What is needed →
Lines containing "with" are to be counted. Give the number and nothing more.

Start of Records shown

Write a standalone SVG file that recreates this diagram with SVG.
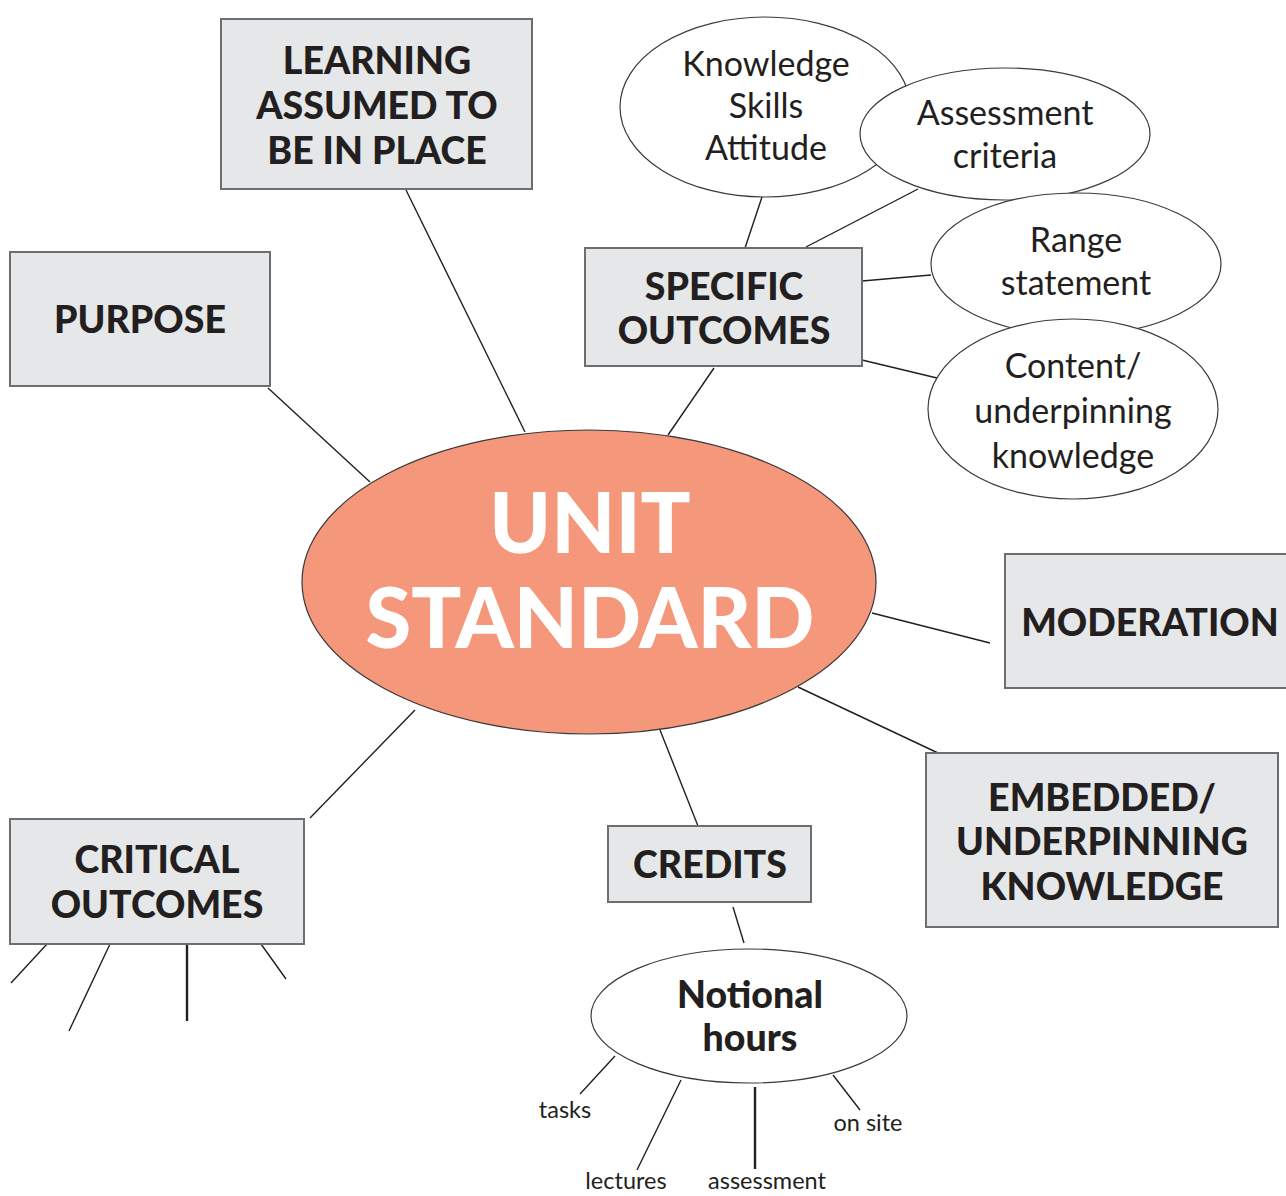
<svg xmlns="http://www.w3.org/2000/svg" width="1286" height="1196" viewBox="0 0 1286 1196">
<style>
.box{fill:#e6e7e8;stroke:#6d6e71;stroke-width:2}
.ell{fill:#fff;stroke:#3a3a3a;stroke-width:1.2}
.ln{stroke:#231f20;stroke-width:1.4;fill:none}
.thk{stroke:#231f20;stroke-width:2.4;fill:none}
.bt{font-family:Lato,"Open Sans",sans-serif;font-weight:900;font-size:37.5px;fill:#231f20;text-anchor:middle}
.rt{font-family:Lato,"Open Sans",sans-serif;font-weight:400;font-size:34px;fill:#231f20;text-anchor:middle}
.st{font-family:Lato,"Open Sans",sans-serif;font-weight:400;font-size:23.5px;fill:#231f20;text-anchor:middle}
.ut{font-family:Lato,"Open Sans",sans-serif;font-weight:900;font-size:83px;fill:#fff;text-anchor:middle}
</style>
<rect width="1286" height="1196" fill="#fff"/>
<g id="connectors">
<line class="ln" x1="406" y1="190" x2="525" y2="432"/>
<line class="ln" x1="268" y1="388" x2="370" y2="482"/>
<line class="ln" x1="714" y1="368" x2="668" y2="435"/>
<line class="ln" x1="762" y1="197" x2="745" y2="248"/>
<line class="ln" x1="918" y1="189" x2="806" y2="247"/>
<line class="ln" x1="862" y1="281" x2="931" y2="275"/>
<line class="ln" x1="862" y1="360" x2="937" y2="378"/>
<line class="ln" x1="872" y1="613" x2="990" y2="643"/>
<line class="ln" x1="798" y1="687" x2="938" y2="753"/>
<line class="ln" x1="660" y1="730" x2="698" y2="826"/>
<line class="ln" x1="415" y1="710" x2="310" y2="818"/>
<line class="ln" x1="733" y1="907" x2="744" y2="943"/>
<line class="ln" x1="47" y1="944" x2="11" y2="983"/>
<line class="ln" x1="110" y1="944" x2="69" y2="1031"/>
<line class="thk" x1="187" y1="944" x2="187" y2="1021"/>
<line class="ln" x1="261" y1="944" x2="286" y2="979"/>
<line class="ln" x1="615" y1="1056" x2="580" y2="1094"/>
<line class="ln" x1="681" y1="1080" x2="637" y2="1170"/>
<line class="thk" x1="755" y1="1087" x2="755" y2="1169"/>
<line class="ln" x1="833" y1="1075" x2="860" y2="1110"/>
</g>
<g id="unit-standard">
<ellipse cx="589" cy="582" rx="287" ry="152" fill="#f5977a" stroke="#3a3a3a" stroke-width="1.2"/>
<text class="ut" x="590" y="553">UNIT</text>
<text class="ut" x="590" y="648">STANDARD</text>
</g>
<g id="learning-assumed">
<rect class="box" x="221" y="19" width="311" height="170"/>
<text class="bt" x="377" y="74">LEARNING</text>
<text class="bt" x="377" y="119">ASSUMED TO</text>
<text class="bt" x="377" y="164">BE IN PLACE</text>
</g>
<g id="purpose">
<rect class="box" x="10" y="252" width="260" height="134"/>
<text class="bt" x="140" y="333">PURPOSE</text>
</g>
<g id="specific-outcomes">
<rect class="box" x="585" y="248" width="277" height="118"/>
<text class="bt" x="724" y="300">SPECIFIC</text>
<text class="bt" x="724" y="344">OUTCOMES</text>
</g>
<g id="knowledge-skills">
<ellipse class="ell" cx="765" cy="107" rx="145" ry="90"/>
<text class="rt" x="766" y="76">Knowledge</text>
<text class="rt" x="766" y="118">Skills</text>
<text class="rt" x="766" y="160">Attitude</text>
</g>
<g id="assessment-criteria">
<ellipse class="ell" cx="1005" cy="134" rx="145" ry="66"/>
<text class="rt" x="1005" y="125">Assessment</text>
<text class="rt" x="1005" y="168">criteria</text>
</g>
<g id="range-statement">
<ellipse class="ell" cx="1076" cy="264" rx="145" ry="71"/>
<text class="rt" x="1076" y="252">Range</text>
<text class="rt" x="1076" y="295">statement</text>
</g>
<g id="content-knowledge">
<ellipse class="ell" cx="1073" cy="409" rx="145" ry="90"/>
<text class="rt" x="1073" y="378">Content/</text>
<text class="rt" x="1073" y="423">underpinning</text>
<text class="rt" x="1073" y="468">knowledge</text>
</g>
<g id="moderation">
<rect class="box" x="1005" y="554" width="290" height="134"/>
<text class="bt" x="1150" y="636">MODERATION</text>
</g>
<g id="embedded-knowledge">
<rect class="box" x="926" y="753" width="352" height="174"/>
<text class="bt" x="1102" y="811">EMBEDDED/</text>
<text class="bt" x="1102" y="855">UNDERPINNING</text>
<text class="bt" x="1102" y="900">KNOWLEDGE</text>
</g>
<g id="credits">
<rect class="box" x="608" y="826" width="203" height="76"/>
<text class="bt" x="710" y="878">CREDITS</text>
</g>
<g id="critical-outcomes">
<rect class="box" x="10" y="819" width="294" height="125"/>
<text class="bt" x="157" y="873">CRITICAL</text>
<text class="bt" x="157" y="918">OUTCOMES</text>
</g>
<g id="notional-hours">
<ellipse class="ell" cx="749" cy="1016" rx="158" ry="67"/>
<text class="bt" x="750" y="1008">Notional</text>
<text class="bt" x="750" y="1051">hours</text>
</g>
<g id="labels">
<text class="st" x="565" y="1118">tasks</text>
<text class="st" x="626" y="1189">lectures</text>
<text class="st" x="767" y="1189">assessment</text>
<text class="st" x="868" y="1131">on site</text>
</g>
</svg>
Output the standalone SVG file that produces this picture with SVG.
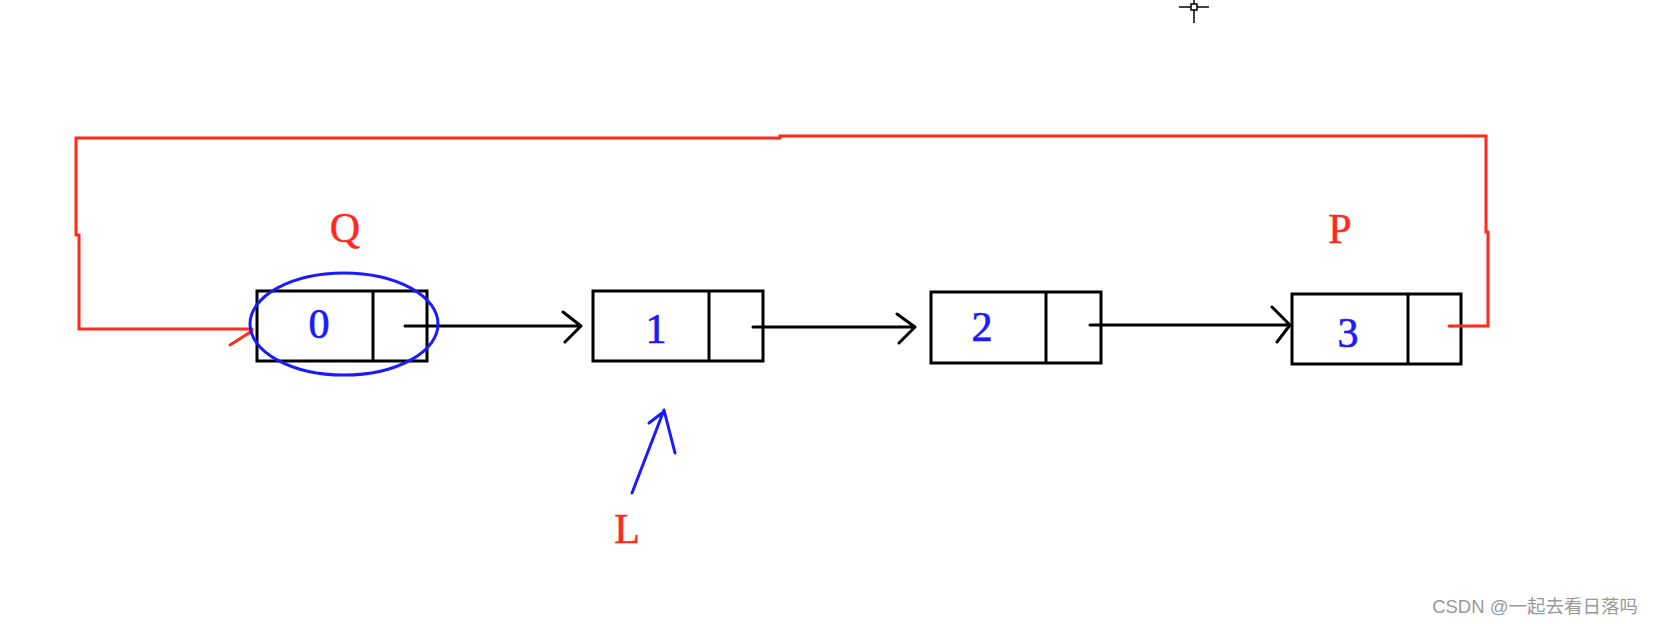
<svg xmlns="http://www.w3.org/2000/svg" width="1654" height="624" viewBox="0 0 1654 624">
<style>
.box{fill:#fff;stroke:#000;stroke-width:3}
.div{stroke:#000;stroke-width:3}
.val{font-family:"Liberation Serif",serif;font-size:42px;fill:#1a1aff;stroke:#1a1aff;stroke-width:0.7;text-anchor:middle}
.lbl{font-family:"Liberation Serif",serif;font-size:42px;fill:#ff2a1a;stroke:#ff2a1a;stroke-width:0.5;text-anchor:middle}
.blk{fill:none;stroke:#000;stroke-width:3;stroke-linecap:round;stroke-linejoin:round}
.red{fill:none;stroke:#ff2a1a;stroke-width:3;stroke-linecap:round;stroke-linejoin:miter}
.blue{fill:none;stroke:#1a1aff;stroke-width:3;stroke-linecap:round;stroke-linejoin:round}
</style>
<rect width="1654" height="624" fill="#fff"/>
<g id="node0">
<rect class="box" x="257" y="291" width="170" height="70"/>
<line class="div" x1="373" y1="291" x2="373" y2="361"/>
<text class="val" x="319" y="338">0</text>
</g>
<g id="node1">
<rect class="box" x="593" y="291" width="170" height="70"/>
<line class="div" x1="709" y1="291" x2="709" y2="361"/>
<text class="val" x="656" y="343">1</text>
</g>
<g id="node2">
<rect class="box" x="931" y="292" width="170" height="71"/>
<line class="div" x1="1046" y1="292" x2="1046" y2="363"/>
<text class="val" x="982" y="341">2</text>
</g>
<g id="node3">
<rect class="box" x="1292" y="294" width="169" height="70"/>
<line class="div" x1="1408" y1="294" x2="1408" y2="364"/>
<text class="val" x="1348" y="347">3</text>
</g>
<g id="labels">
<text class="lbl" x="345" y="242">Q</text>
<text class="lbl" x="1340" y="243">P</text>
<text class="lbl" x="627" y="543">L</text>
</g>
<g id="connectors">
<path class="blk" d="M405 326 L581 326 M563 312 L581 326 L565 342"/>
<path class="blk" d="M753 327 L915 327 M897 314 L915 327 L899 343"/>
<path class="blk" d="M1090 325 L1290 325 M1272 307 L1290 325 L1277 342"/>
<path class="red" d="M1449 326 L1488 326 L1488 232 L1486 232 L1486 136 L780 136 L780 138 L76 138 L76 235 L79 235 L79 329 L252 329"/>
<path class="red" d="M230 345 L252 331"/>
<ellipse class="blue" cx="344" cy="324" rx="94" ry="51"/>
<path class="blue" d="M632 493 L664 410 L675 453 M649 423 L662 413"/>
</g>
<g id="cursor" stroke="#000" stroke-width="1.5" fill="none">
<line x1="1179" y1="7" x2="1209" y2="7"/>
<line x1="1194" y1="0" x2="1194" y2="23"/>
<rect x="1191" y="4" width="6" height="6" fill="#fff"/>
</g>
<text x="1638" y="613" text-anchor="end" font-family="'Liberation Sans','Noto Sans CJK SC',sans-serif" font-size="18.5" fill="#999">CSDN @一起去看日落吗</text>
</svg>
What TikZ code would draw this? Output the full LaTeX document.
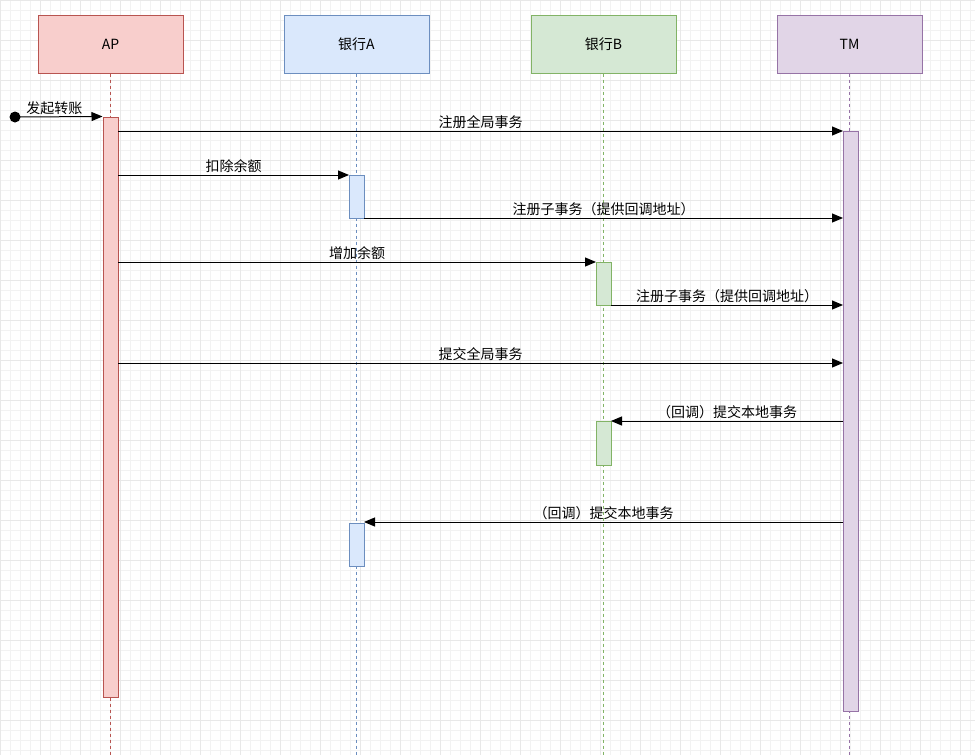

End of Records shown

Response below →
2